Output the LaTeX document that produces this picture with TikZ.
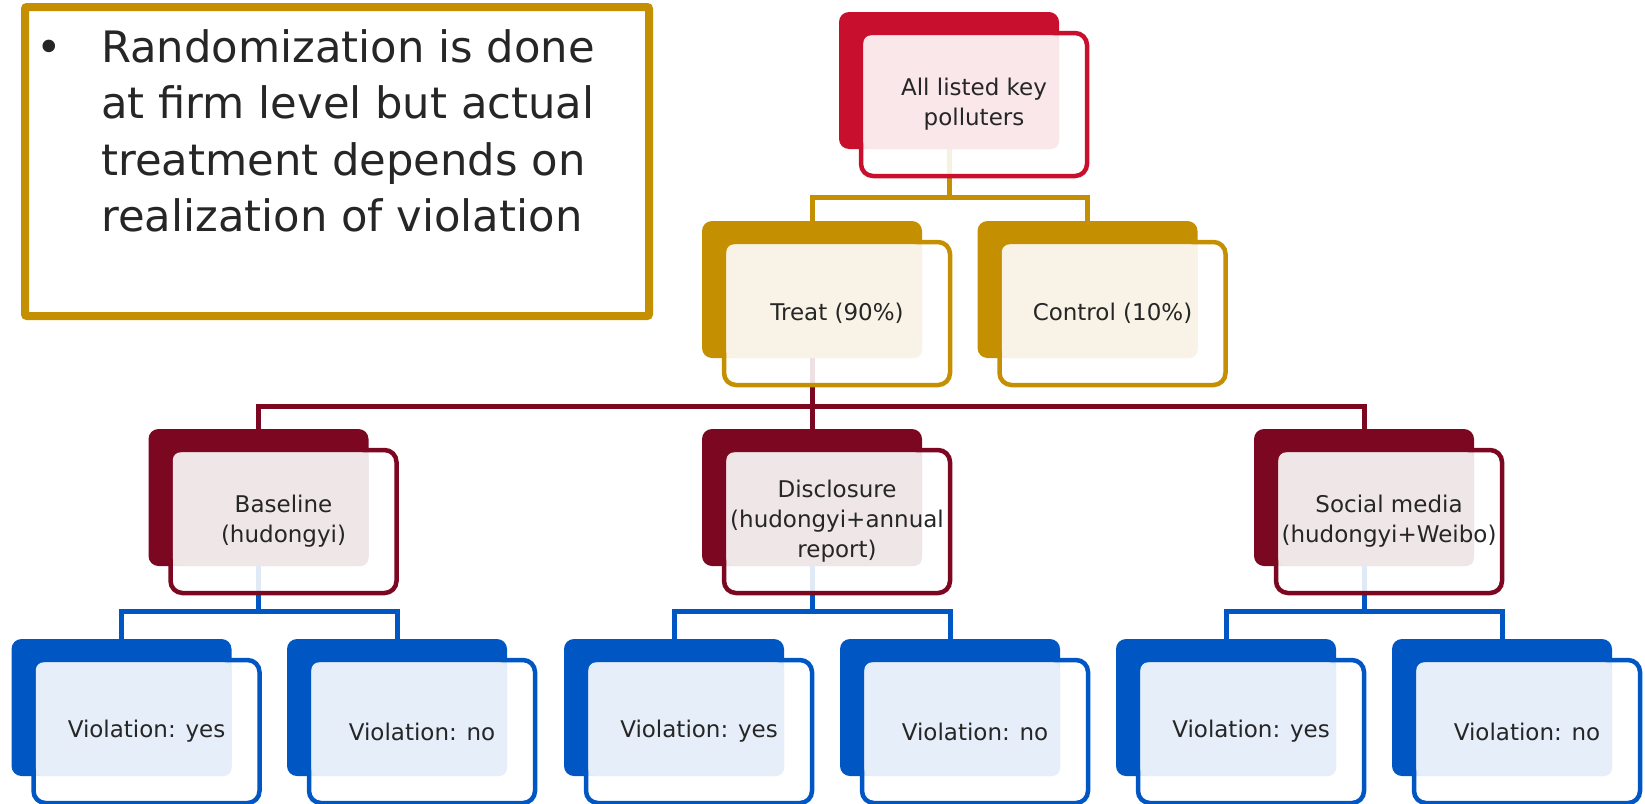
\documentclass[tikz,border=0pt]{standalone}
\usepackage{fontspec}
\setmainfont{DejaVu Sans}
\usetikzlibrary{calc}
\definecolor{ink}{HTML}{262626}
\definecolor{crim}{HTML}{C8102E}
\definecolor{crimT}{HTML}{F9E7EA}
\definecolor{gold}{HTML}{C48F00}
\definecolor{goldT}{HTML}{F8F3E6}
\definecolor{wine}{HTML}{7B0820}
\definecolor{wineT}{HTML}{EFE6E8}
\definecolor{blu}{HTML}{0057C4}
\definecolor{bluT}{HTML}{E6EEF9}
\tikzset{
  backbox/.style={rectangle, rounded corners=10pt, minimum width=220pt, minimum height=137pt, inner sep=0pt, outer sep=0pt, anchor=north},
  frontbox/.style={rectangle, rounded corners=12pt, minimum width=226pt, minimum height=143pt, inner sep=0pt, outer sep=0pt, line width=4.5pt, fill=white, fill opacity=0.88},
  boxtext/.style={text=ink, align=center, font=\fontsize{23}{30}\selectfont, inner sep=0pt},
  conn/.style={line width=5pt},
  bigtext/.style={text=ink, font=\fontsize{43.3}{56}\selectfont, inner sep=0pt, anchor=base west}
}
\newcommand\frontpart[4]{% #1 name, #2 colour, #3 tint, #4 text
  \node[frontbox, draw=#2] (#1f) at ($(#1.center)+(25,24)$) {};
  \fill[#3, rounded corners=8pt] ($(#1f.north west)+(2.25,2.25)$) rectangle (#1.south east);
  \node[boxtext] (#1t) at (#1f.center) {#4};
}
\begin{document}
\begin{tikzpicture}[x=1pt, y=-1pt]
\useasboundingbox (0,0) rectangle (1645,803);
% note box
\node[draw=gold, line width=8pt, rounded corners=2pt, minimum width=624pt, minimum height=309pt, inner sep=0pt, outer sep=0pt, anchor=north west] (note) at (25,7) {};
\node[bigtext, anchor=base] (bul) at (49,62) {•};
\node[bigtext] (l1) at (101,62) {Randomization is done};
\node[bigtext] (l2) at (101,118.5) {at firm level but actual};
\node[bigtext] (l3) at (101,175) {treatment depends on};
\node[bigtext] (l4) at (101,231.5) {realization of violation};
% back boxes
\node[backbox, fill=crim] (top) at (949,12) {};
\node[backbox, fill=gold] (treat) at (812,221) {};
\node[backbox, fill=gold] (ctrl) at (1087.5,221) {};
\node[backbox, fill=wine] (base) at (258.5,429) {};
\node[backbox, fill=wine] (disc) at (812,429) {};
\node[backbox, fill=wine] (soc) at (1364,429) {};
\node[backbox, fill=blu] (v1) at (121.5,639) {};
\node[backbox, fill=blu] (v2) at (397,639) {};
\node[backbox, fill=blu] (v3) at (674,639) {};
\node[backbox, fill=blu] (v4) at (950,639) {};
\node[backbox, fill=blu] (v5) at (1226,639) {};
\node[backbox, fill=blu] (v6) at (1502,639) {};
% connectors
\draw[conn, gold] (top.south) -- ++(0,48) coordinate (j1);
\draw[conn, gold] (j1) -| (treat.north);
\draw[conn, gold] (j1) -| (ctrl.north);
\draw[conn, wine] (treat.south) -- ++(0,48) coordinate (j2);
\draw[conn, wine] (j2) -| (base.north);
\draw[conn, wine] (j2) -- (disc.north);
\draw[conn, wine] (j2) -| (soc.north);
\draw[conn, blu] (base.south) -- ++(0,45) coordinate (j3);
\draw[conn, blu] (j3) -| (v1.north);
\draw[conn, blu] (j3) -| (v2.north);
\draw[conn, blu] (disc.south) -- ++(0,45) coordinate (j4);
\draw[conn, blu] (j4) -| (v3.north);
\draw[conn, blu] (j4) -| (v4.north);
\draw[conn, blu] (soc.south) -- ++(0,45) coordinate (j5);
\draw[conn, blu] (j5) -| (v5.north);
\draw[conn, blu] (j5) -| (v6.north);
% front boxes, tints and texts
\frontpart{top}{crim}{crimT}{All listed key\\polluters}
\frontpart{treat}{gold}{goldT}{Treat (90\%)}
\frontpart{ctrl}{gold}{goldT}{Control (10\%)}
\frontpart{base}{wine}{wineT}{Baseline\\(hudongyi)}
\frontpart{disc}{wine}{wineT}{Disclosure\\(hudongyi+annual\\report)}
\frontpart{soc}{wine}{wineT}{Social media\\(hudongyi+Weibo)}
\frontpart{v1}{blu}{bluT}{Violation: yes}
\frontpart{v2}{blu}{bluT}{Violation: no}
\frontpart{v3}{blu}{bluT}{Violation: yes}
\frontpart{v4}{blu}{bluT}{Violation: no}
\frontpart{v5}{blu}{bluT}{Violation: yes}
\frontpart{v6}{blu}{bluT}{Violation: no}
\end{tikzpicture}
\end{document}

###

**EXERCISE REQUIREMENTS**
Give an exact reproduction of every line, leaving out any picture.

**TASK OUTPUT**
Output the LaTeX document that produces this picture with TikZ.
\documentclass[tikz,border=0pt]{standalone}
\usepackage{fontspec}
\setmainfont{DejaVu Sans}
\usetikzlibrary{calc}
\definecolor{ink}{HTML}{262626}
\definecolor{crim}{HTML}{C8102E}
\definecolor{crimT}{HTML}{F9E7EA}
\definecolor{gold}{HTML}{C48F00}
\definecolor{goldT}{HTML}{F8F3E6}
\definecolor{wine}{HTML}{7B0820}
\definecolor{wineT}{HTML}{EFE6E8}
\definecolor{blu}{HTML}{0057C4}
\definecolor{bluT}{HTML}{E6EEF9}
\tikzset{
  backbox/.style={rectangle, rounded corners=10pt, minimum width=220pt, minimum height=137pt, inner sep=0pt, outer sep=0pt, anchor=north},
  frontbox/.style={rectangle, rounded corners=12pt, minimum width=226pt, minimum height=143pt, inner sep=0pt, outer sep=0pt, line width=4.5pt, fill=white, fill opacity=0.88},
  boxtext/.style={text=ink, align=center, font=\fontsize{23}{30}\selectfont, inner sep=0pt},
  conn/.style={line width=5pt},
  bigtext/.style={text=ink, font=\fontsize{43.3}{56}\selectfont, inner sep=0pt, anchor=base west}
}
\newcommand\frontpart[4]{% #1 name, #2 colour, #3 tint, #4 text
  \node[frontbox, draw=#2] (#1f) at ($(#1.center)+(25,24)$) {};
  \fill[#3, rounded corners=8pt] ($(#1f.north west)+(2.25,2.25)$) rectangle (#1.south east);
  \node[boxtext] (#1t) at (#1f.center) {#4};
}
\begin{document}
\begin{tikzpicture}[x=1pt, y=-1pt]
\useasboundingbox (0,0) rectangle (1645,803);
% note box
\node[draw=gold, line width=8pt, rounded corners=2pt, minimum width=624pt, minimum height=309pt, inner sep=0pt, outer sep=0pt, anchor=north west] (note) at (25,7) {};
\node[bigtext, anchor=base] (bul) at (49,62) {•};
\node[bigtext] (l1) at (101,62) {Randomization is done};
\node[bigtext] (l2) at (101,118.5) {at firm level but actual};
\node[bigtext] (l3) at (101,175) {treatment depends on};
\node[bigtext] (l4) at (101,231.5) {realization of violation};
% back boxes
\node[backbox, fill=crim] (top) at (949,12) {};
\node[backbox, fill=gold] (treat) at (812,221) {};
\node[backbox, fill=gold] (ctrl) at (1087.5,221) {};
\node[backbox, fill=wine] (base) at (258.5,429) {};
\node[backbox, fill=wine] (disc) at (812,429) {};
\node[backbox, fill=wine] (soc) at (1364,429) {};
\node[backbox, fill=blu] (v1) at (121.5,639) {};
\node[backbox, fill=blu] (v2) at (397,639) {};
\node[backbox, fill=blu] (v3) at (674,639) {};
\node[backbox, fill=blu] (v4) at (950,639) {};
\node[backbox, fill=blu] (v5) at (1226,639) {};
\node[backbox, fill=blu] (v6) at (1502,639) {};
% connectors
\draw[conn, gold] (top.south) -- ++(0,48) coordinate (j1);
\draw[conn, gold] (j1) -| (treat.north);
\draw[conn, gold] (j1) -| (ctrl.north);
\draw[conn, wine] (treat.south) -- ++(0,48) coordinate (j2);
\draw[conn, wine] (j2) -| (base.north);
\draw[conn, wine] (j2) -- (disc.north);
\draw[conn, wine] (j2) -| (soc.north);
\draw[conn, blu] (base.south) -- ++(0,45) coordinate (j3);
\draw[conn, blu] (j3) -| (v1.north);
\draw[conn, blu] (j3) -| (v2.north);
\draw[conn, blu] (disc.south) -- ++(0,45) coordinate (j4);
\draw[conn, blu] (j4) -| (v3.north);
\draw[conn, blu] (j4) -| (v4.north);
\draw[conn, blu] (soc.south) -- ++(0,45) coordinate (j5);
\draw[conn, blu] (j5) -| (v5.north);
\draw[conn, blu] (j5) -| (v6.north);
% front boxes, tints and texts
\frontpart{top}{crim}{crimT}{All listed key\\polluters}
\frontpart{treat}{gold}{goldT}{Treat (90\%)}
\frontpart{ctrl}{gold}{goldT}{Control (10\%)}
\frontpart{base}{wine}{wineT}{Baseline\\(hudongyi)}
\frontpart{disc}{wine}{wineT}{Disclosure\\(hudongyi+annual\\report)}
\frontpart{soc}{wine}{wineT}{Social media\\(hudongyi+Weibo)}
\frontpart{v1}{blu}{bluT}{Violation: yes}
\frontpart{v2}{blu}{bluT}{Violation: no}
\frontpart{v3}{blu}{bluT}{Violation: yes}
\frontpart{v4}{blu}{bluT}{Violation: no}
\frontpart{v5}{blu}{bluT}{Violation: yes}
\frontpart{v6}{blu}{bluT}{Violation: no}
\end{tikzpicture}
\end{document}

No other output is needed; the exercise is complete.